Eventually, she was deported back to Burundi from Kenya, but the police confiscated her passport and all her documents and in doing so turned her into an undocumented citizen in her own country. She got into contact with people from Amnesty International and was also in contact with IGLHRC (the International Gay and Lesbian Human Rights Commission, today known as OutRight International).

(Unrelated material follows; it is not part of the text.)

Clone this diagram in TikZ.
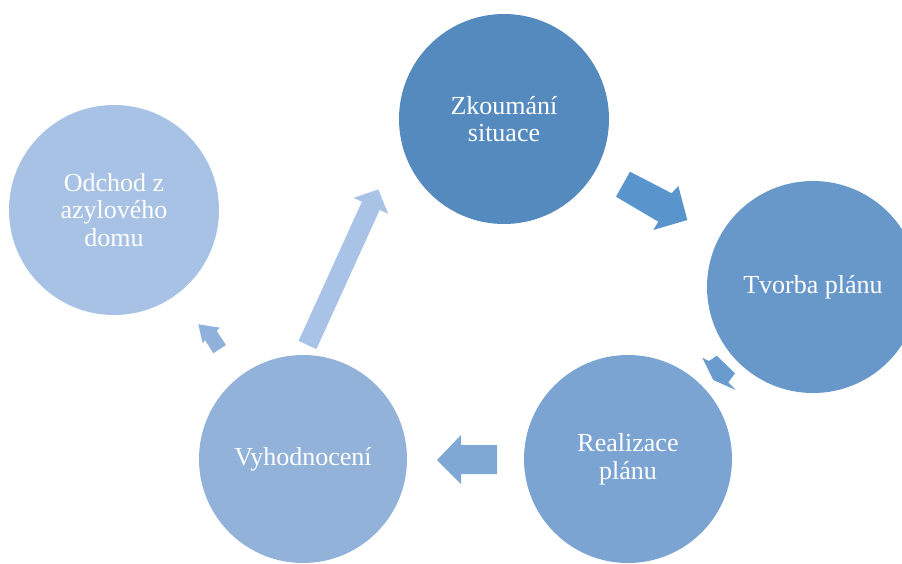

Cary Alan Johnson (senior specialist for Africa, IGLHRC), struggled to find any established LGBTIQ+ organisations based in South Africa with experience in asylum matters who would agree to assist in the matter. Cary eventually contacted Liesl Theron from the newly established Gender DynamiX (GDX) to enquire about the possibility of GDX assisting and supporting Alexandra with her application for asylum in South Africa if Alexandra were able to make her own way into the country. With little experience, Liesl replied: “She is a trans person in need, we will help her. I have no idea what I’m actually saying yes to – but we will help her, and we will need your guidance in the matter”. Cary and Liesl remained in contact and introduced Liesl to Judge Edwin Cameron and Advocate William Kerfoot from the Legal Resources Centre (LRC) in Cape Town, who would be able to provide GDX with legal assistance. Liesl personally assisted Alexandra in preparing her motivational letters and her legal case and accompanied her on numerous trips to the offices of South Africa’s Department of Home Affairs.
Because Liesl and GDX were inexperienced in asylum matters and because there were no other types of guidance or best practice examples outside of the legal assistance provided, Liesl prepared the information which would serve as motivation about the difficulty of living as a trans person in Kenya, where she had been arrested, as well as in Burundi, her native country which she was seeking asylum from.